E o última pesquisa desta reflexão é o estudo liderado pela ONG The Nature Conservancy (TNC) em parceria com a Universidade de Virginia e o Centro de Resiliência de Estocolmo que buscou analisar relação entre natureza e a qualidade da saúde mental no ambiente urbano já que boa parte da humanidade vive em grandes cidades, e se concluiu que tal população vive um fenômeno chamado “penalidade psicológica urbana”, caracterizado pelo aumento do stress e dos transtornos mentais proveniente de uma eterna e constante hiperestimulação de todos os sentidos humanos possíveis que temos. O mesmo estudo também aponta que neste cenário, até mesmo rápidas interações com a natureza trazem benefícios e alívio a tais transtornos. 

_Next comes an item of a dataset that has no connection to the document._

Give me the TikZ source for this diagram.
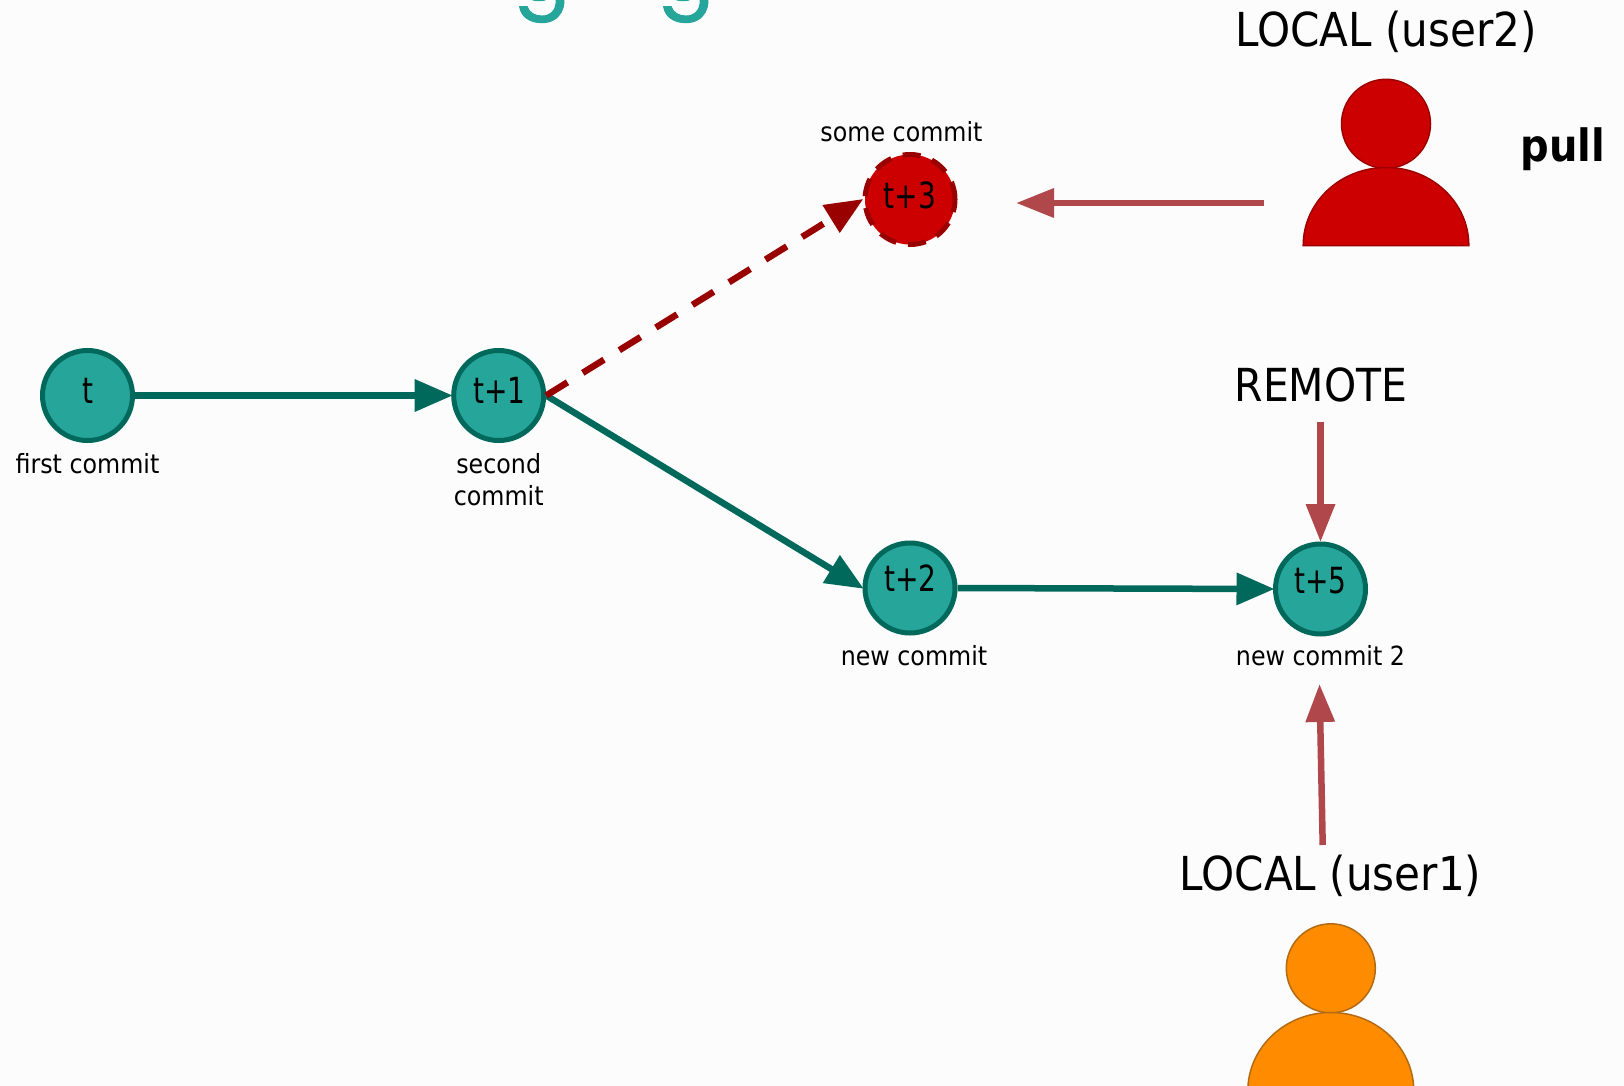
\documentclass[tikz,border=0pt]{standalone}
\usepackage{fontspec}
\setmainfont{DejaVu Sans}[FakeStretch=0.9]
\newfontfamily\narrowfont{DejaVu Sans}[FakeStretch=0.78]
\newfontfamily\titlefont{Poppins}[FakeBold=1.2]
\usetikzlibrary{arrows.meta}
\definecolor{bgc}{HTML}{FCFCFC}
\definecolor{teal1}{HTML}{26A69A}
\definecolor{teal2}{HTML}{00695C}
\definecolor{red1}{HTML}{CC0000}
\definecolor{red2}{HTML}{990000}
\definecolor{rose}{HTML}{B0474A}
\definecolor{orange1}{HTML}{FF8C00}
\definecolor{orange2}{HTML}{B36B12}
\tikzset{
 commit/.style={circle,draw=teal2,fill=teal1,line width=5pt,inner sep=0pt,minimum size=90pt},
 redcommit/.style={commit,draw=red2,fill=red1,dash pattern=on 18pt off 12pt},
 ctext/.style={anchor=base,inner sep=0pt,font=\narrowfont\fontsize{36}{40}\selectfont},
 small/.style={inner sep=0pt,align=center,font=\fontsize{26.4}{32}\selectfont},
 big/.style={inner sep=0pt,font=\fontsize{46.8}{50}\selectfont},
 link/.style={draw=teal2,line width=6.5pt,shorten >=-1.5pt,-{Triangle[length=38pt,width=31pt,fill=teal2]}},
 dashlink/.style={draw=red2,line width=6.5pt,shorten >=-1pt,dash pattern=on 25pt off 18pt,-{Triangle[length=38pt,width=31pt,fill=red2,sep=0pt]}},
 pointer/.style={draw=rose,line width=6.5pt,-{Triangle[length=38pt,width=28pt,fill=rose]}},
 persona/.style={fill=red1,draw=red2!90!red1,line width=1.5pt},
 personb/.style={fill=orange1,draw=orange2,line width=1.5pt},
 titleg/.style={anchor=base,inner sep=0pt,text=teal1,font=\titlefont\fontsize{84}{100}\selectfont}
}
\begin{document}
\begin{tikzpicture}[x=1pt,y=-1pt]
\useasboundingbox (0,0) rectangle (1624,1086);
\fill[bgc] (0,0) rectangle (1624,1086);
\begin{scope}
\clip (0,0) rectangle (1624,1086);
\node[titleg] (gone) at (542,0) {g};
\node[titleg] (gtwo) at (686,0) {g};
% commits
\node[commit] (c0) at (87.5,395.5) {};
\node[commit] (c1) at (498.7,395.5) {};
\node[commit] (c2) at (910,588) {};
\node[commit] (c5) at (1320.5,589) {};
\node[redcommit] (c3) at (910,199.5) {};
\node[ctext] (tc0) at (88,403) {t};
\node[ctext] (tc1) at (499.5,403) {t+1};
\node[ctext] (tc2) at (910.5,591) {t+2};
\node[ctext] (tc5) at (1320.5,593) {t+5};
\node[ctext] (tc3) at (910,208) {t+3};
% captions
\node[small] (l0) at (87.5,463.5) {first commit};
\node[small] (l1) at (498.7,479.5) {second\\commit};
\node[small] (l2) at (914,655.5) {new commit};
\node[small] (l5) at (1320.5,655.5) {new commit 2};
\node[small] (l3) at (901.5,131.5) {some commit};
\node[big] (luser2) at (1386,32) {LOCAL (user2)};
\node[big,font=\fontsize{45.5}{50}\selectfont] (lremote) at (1321,385) {REMOTE};
\node[big] (luser1) at (1330.5,876) {LOCAL (user1)};
\node[big,font=\bfseries\fontsize{44.5}{50}\selectfont] (lpull) at (1563,149) {pull};
% connectors
\draw[link] (c0.east) -- (c1.west);
\draw[link] (c1.east) -- (c2.west);
\draw[link] (c2.east) -- (c5.west);
\draw[dashlink] (c1.east) -- (c3.west);
% persons
\node[circle,persona,inner sep=0pt,minimum size=89pt] (head2) at (1386,123.8) {};
\path[persona] (1303.2,245.5) arc[start angle=180,end angle=360,x radius=82.8,y radius=78] -- cycle;
\node[circle,personb,inner sep=0pt,minimum size=89pt] (head1) at (1330.8,968.3) {};
\path[personb] (1247.8,1091) arc[start angle=180,end angle=360,x radius=83,y radius=78.5] -- cycle;
% pointers
\coordinate (p2a) at (1264,203);
\coordinate (p2b) at (1016,203);
\coordinate (pra) at (1320.5,421.5);
\coordinate (prb) at (1320.5,542);
\coordinate (p1a) at (1322.7,845);
\coordinate (p1b) at (1319.5,684);
\draw[pointer] (p2a) -- (p2b);
\draw[pointer] (pra) -- (prb);
\draw[pointer] (p1a) -- (p1b);
\end{scope}
\end{tikzpicture}
\end{document}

Em outras palavras, mesmo dentro deste cenário complexo mas também mais próximo do mundo real, é possível dizer que é no sensorial e no imaginário sutil e potente da natureza que florescem as oportunidades para a categoria de cosméticos naturais e a possibilidade única de ter essa categoria com uma porta de entrada para o mercado de bem-estar, pois a partir de toda essa análise fica claro a importância de ir além da pura função para viabilizar uma conexão profunda através de sentidos e sensações que tornam possível vivenciar qualquer bioma desejado pelo seu público, em um ritual de beleza e bem-estar prático e digno de ser considerado relevante, algo como trazer “a alma da floresta num pote”. E com isso, auxiliar pessoas reais em desafios reais dentro dos centros urbanos a se reconectarem com os significados primordiais de pertencimento e acolhimento, que só a vivência com a natureza nos permite ter. O que por sua vez, da estrutura e robustez a articulação coerente e fluida para que sua marca possa atuar nos mercados beleza, saúde e bem-estar de forma integrada e mercadologicamente inteligente.

E, para fechar essa reflexão, trago algo que advogo de forma muito genuína. Que é só através da avançadíssima ciência de tratar gente como gente com respeito e dignidade que será possível ser assertivo em desenvolver inovações e soluções que façam sentido para pessoas reais e que gerem impacto para além do storytelling pomposo com mensagens lindas que não representam ninguém e propostas que são um estímulo a manutenção de valores que apenas fazem sentido na extraordinária imaginação dos tomadores de decisão do mercado de beleza.

Por tanto, desconstruir e dar espaço a um novo paradigma mais humanizado, sensível e profundo orientado por fatos e não por achismos que acomodam o mundo a certas limitações, é o que permitirá você ser mais relevante e acolhedor para um ser subjetivo, ansioso e não linear que em alguns breves momentos de sua complexa jornada na terra, também pode ser conhecido por “seu consumidor” e de certo é a única entidade no mundo disposta a pagar o teu boleto.